DATA SECTION:

# # # # #

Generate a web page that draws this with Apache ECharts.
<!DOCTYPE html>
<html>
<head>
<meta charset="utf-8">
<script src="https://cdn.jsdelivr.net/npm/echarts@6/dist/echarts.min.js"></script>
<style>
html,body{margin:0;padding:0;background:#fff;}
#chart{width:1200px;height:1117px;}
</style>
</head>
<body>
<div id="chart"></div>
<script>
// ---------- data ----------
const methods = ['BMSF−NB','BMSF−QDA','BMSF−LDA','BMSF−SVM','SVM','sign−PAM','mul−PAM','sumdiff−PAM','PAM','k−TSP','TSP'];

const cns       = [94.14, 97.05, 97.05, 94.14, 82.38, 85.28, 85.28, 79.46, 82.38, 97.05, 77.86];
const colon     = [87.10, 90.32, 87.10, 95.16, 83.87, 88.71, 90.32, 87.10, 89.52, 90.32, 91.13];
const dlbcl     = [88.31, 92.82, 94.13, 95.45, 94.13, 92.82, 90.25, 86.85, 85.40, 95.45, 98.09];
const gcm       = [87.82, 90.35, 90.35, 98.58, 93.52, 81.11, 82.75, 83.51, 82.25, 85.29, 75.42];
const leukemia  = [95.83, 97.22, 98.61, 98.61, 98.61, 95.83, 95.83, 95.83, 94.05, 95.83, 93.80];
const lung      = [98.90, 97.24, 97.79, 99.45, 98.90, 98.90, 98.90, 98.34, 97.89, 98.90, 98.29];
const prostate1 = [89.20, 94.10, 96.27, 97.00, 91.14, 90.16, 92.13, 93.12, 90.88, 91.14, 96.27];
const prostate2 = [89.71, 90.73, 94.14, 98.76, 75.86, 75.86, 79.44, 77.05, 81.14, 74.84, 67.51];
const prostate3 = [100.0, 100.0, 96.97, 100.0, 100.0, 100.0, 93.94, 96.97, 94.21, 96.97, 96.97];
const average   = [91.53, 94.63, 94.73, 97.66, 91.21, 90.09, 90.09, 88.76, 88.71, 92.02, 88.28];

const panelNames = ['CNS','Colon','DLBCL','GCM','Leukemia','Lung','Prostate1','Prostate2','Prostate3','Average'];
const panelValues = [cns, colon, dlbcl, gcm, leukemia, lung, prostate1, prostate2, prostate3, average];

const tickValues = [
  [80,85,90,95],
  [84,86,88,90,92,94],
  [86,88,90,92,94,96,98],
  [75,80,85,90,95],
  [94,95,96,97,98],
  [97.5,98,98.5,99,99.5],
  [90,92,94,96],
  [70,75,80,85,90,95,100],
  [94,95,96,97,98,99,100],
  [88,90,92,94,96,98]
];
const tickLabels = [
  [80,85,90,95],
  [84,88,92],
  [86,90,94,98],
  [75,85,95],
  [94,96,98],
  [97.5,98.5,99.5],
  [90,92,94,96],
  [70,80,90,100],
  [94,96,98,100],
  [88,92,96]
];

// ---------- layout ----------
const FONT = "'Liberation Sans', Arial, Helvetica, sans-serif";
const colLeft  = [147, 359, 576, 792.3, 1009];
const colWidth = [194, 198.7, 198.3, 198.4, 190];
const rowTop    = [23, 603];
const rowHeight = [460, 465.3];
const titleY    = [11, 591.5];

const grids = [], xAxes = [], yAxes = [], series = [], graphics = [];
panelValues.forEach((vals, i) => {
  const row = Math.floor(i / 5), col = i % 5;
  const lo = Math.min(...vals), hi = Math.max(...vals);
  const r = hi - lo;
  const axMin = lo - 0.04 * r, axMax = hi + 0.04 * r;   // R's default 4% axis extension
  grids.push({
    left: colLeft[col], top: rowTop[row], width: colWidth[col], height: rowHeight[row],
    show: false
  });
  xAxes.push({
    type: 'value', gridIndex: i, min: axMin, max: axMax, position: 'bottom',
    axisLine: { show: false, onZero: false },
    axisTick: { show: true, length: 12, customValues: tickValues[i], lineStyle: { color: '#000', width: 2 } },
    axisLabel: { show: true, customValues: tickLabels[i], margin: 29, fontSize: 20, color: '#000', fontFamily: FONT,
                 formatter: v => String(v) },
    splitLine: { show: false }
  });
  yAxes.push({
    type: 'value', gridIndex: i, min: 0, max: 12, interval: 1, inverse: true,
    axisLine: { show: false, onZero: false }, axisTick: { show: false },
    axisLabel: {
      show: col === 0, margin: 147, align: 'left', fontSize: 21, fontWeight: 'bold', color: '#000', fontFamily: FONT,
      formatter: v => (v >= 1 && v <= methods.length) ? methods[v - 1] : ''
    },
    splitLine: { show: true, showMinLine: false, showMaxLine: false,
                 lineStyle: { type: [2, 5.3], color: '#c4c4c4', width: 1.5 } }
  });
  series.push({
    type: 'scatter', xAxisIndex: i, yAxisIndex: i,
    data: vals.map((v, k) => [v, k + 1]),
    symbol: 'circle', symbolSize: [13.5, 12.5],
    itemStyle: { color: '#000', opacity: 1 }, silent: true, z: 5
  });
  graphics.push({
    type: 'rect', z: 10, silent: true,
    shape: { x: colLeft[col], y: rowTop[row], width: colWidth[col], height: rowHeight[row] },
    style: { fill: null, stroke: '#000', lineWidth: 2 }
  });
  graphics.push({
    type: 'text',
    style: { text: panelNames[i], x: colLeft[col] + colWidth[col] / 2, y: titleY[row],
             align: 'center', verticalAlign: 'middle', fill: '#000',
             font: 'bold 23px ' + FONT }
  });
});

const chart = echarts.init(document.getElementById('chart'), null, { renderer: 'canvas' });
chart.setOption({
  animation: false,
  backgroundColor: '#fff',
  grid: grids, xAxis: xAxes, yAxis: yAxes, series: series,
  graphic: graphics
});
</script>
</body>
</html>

# # # # #

SET EXERCISE:
Each line of the listing should be copied exactly.

SOLUTION TO THIS TASK:
Generate a web page that draws this with Apache ECharts.
<!DOCTYPE html>
<html>
<head>
<meta charset="utf-8">
<script src="https://cdn.jsdelivr.net/npm/echarts@6/dist/echarts.min.js"></script>
<style>
html,body{margin:0;padding:0;background:#fff;}
#chart{width:1200px;height:1117px;}
</style>
</head>
<body>
<div id="chart"></div>
<script>
// ---------- data ----------
const methods = ['BMSF−NB','BMSF−QDA','BMSF−LDA','BMSF−SVM','SVM','sign−PAM','mul−PAM','sumdiff−PAM','PAM','k−TSP','TSP'];

const cns       = [94.14, 97.05, 97.05, 94.14, 82.38, 85.28, 85.28, 79.46, 82.38, 97.05, 77.86];
const colon     = [87.10, 90.32, 87.10, 95.16, 83.87, 88.71, 90.32, 87.10, 89.52, 90.32, 91.13];
const dlbcl     = [88.31, 92.82, 94.13, 95.45, 94.13, 92.82, 90.25, 86.85, 85.40, 95.45, 98.09];
const gcm       = [87.82, 90.35, 90.35, 98.58, 93.52, 81.11, 82.75, 83.51, 82.25, 85.29, 75.42];
const leukemia  = [95.83, 97.22, 98.61, 98.61, 98.61, 95.83, 95.83, 95.83, 94.05, 95.83, 93.80];
const lung      = [98.90, 97.24, 97.79, 99.45, 98.90, 98.90, 98.90, 98.34, 97.89, 98.90, 98.29];
const prostate1 = [89.20, 94.10, 96.27, 97.00, 91.14, 90.16, 92.13, 93.12, 90.88, 91.14, 96.27];
const prostate2 = [89.71, 90.73, 94.14, 98.76, 75.86, 75.86, 79.44, 77.05, 81.14, 74.84, 67.51];
const prostate3 = [100.0, 100.0, 96.97, 100.0, 100.0, 100.0, 93.94, 96.97, 94.21, 96.97, 96.97];
const average   = [91.53, 94.63, 94.73, 97.66, 91.21, 90.09, 90.09, 88.76, 88.71, 92.02, 88.28];

const panelNames = ['CNS','Colon','DLBCL','GCM','Leukemia','Lung','Prostate1','Prostate2','Prostate3','Average'];
const panelValues = [cns, colon, dlbcl, gcm, leukemia, lung, prostate1, prostate2, prostate3, average];

const tickValues = [
  [80,85,90,95],
  [84,86,88,90,92,94],
  [86,88,90,92,94,96,98],
  [75,80,85,90,95],
  [94,95,96,97,98],
  [97.5,98,98.5,99,99.5],
  [90,92,94,96],
  [70,75,80,85,90,95,100],
  [94,95,96,97,98,99,100],
  [88,90,92,94,96,98]
];
const tickLabels = [
  [80,85,90,95],
  [84,88,92],
  [86,90,94,98],
  [75,85,95],
  [94,96,98],
  [97.5,98.5,99.5],
  [90,92,94,96],
  [70,80,90,100],
  [94,96,98,100],
  [88,92,96]
];

// ---------- layout ----------
const FONT = "'Liberation Sans', Arial, Helvetica, sans-serif";
const colLeft  = [147, 359, 576, 792.3, 1009];
const colWidth = [194, 198.7, 198.3, 198.4, 190];
const rowTop    = [23, 603];
const rowHeight = [460, 465.3];
const titleY    = [11, 591.5];

const grids = [], xAxes = [], yAxes = [], series = [], graphics = [];
panelValues.forEach((vals, i) => {
  const row = Math.floor(i / 5), col = i % 5;
  const lo = Math.min(...vals), hi = Math.max(...vals);
  const r = hi - lo;
  const axMin = lo - 0.04 * r, axMax = hi + 0.04 * r;   // R's default 4% axis extension
  grids.push({
    left: colLeft[col], top: rowTop[row], width: colWidth[col], height: rowHeight[row],
    show: false
  });
  xAxes.push({
    type: 'value', gridIndex: i, min: axMin, max: axMax, position: 'bottom',
    axisLine: { show: false, onZero: false },
    axisTick: { show: true, length: 12, customValues: tickValues[i], lineStyle: { color: '#000', width: 2 } },
    axisLabel: { show: true, customValues: tickLabels[i], margin: 29, fontSize: 20, color: '#000', fontFamily: FONT,
                 formatter: v => String(v) },
    splitLine: { show: false }
  });
  yAxes.push({
    type: 'value', gridIndex: i, min: 0, max: 12, interval: 1, inverse: true,
    axisLine: { show: false, onZero: false }, axisTick: { show: false },
    axisLabel: {
      show: col === 0, margin: 147, align: 'left', fontSize: 21, fontWeight: 'bold', color: '#000', fontFamily: FONT,
      formatter: v => (v >= 1 && v <= methods.length) ? methods[v - 1] : ''
    },
    splitLine: { show: true, showMinLine: false, showMaxLine: false,
                 lineStyle: { type: [2, 5.3], color: '#c4c4c4', width: 1.5 } }
  });
  series.push({
    type: 'scatter', xAxisIndex: i, yAxisIndex: i,
    data: vals.map((v, k) => [v, k + 1]),
    symbol: 'circle', symbolSize: [13.5, 12.5],
    itemStyle: { color: '#000', opacity: 1 }, silent: true, z: 5
  });
  graphics.push({
    type: 'rect', z: 10, silent: true,
    shape: { x: colLeft[col], y: rowTop[row], width: colWidth[col], height: rowHeight[row] },
    style: { fill: null, stroke: '#000', lineWidth: 2 }
  });
  graphics.push({
    type: 'text',
    style: { text: panelNames[i], x: colLeft[col] + colWidth[col] / 2, y: titleY[row],
             align: 'center', verticalAlign: 'middle', fill: '#000',
             font: 'bold 23px ' + FONT }
  });
});

const chart = echarts.init(document.getElementById('chart'), null, { renderer: 'canvas' });
chart.setOption({
  animation: false,
  backgroundColor: '#fff',
  grid: grids, xAxis: xAxes, yAxis: yAxes, series: series,
  graphic: graphics
});
</script>
</body>
</html>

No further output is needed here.